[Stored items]
------------------------------------------------

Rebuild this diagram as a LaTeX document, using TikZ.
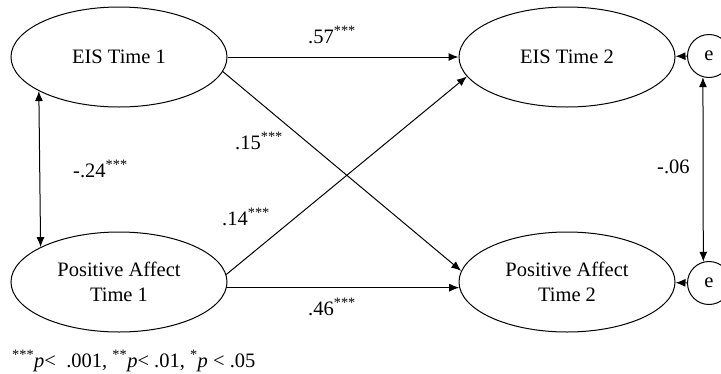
\documentclass[tikz,border=0pt]{standalone}
\usepackage{fontspec}
\setmainfont{Liberation Serif}
\usetikzlibrary{arrows.meta,shapes.geometric}
\begin{document}
\begin{tikzpicture}[x=1pt,y=-1pt,
  font=\fontsize{20.5}{24.5}\selectfont,
  latent/.style={draw, ellipse, minimum width=216pt, minimum height=100pt, inner sep=0pt, align=center, line width=1pt},
  err/.style={draw, circle, minimum size=43pt, inner sep=0pt, line width=1pt},
  dpath/.style={line width=1pt, -{Latex[length=10pt,width=8pt]}},
  cov/.style={line width=1pt, {Latex[length=10pt,width=8pt]}-{Latex[length=10pt,width=8pt]}},
  lab/.style={anchor=base west, inner sep=0pt}]
\useasboundingbox (0,0) rectangle (721,373);

\node[latent] (eis1) at (119,57) {EIS Time 1};
\node[latent] (eis2) at (567,57) {EIS Time 2};
\node[latent] (pa1) at (119,282) {Positive Affect\\Time 1};
\node[latent] (pa2) at (567,282) {Positive Affect\\Time 2};
\node[err] (e1) at (709,56) {e};
\node[err] (e2) at (709,283) {e};

\draw[dpath] (eis1) -- (eis2);
\draw[dpath] (eis1.-8) -- (pa2.174);
\draw[dpath] (pa1.4) -- (eis2.191);
\draw[dpath] (pa1.-3.3) -- (pa2.183.3);
\draw[dpath] (e1) -- (eis2);
\draw[dpath] (e2) -- (pa2);
\draw[cov] (eis1.203.3) -- (pa1.156.7);
\draw[cov] (e1.254.2) -- (e2.105.8);

\node[lab] (l57) at (308,43) {.57\textsuperscript{***}};
\node[lab] (l15) at (235,149) {.15\textsuperscript{***}};
\node[lab] (l24) at (73,177) {-.24\textsuperscript{***}};
\node[lab] (l14) at (222,225) {.14\textsuperscript{***}};
\node[lab] (l46) at (308,315) {.46\textsuperscript{***}};
\node[lab] (l06) at (657,173) {-.06};
\node[lab] (note) at (12,367) {\textsuperscript{***}\textit{p}<\ \ .001, \textsuperscript{**}\textit{p}< .01, \textsuperscript{*}\textit{p} < .05};
\end{tikzpicture}
\end{document}
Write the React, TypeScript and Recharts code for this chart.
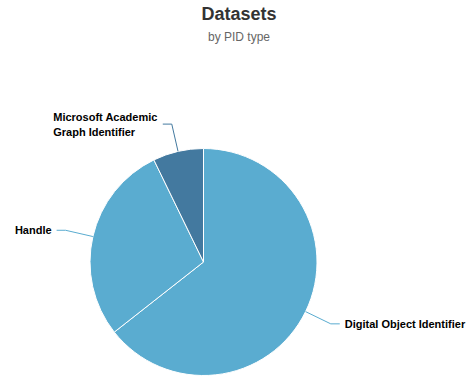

------------------------------------------------

Restate the records word for word, omitting images.

> ANSWER TO THIS EXERCISE:
Rebuild this diagram as a LaTeX document, using TikZ.
\documentclass[tikz,border=0pt]{standalone}
\usepackage{fontspec}
\setmainfont{Liberation Serif}
\usetikzlibrary{arrows.meta,shapes.geometric}
\begin{document}
\begin{tikzpicture}[x=1pt,y=-1pt,
  font=\fontsize{20.5}{24.5}\selectfont,
  latent/.style={draw, ellipse, minimum width=216pt, minimum height=100pt, inner sep=0pt, align=center, line width=1pt},
  err/.style={draw, circle, minimum size=43pt, inner sep=0pt, line width=1pt},
  dpath/.style={line width=1pt, -{Latex[length=10pt,width=8pt]}},
  cov/.style={line width=1pt, {Latex[length=10pt,width=8pt]}-{Latex[length=10pt,width=8pt]}},
  lab/.style={anchor=base west, inner sep=0pt}]
\useasboundingbox (0,0) rectangle (721,373);

\node[latent] (eis1) at (119,57) {EIS Time 1};
\node[latent] (eis2) at (567,57) {EIS Time 2};
\node[latent] (pa1) at (119,282) {Positive Affect\\Time 1};
\node[latent] (pa2) at (567,282) {Positive Affect\\Time 2};
\node[err] (e1) at (709,56) {e};
\node[err] (e2) at (709,283) {e};

\draw[dpath] (eis1) -- (eis2);
\draw[dpath] (eis1.-8) -- (pa2.174);
\draw[dpath] (pa1.4) -- (eis2.191);
\draw[dpath] (pa1.-3.3) -- (pa2.183.3);
\draw[dpath] (e1) -- (eis2);
\draw[dpath] (e2) -- (pa2);
\draw[cov] (eis1.203.3) -- (pa1.156.7);
\draw[cov] (e1.254.2) -- (e2.105.8);

\node[lab] (l57) at (308,43) {.57\textsuperscript{***}};
\node[lab] (l15) at (235,149) {.15\textsuperscript{***}};
\node[lab] (l24) at (73,177) {-.24\textsuperscript{***}};
\node[lab] (l14) at (222,225) {.14\textsuperscript{***}};
\node[lab] (l46) at (308,315) {.46\textsuperscript{***}};
\node[lab] (l06) at (657,173) {-.06};
\node[lab] (note) at (12,367) {\textsuperscript{***}\textit{p}<\ \ .001, \textsuperscript{**}\textit{p}< .01, \textsuperscript{*}\textit{p} < .05};
\end{tikzpicture}
\end{document}
Write the React, TypeScript and Recharts code for this chart.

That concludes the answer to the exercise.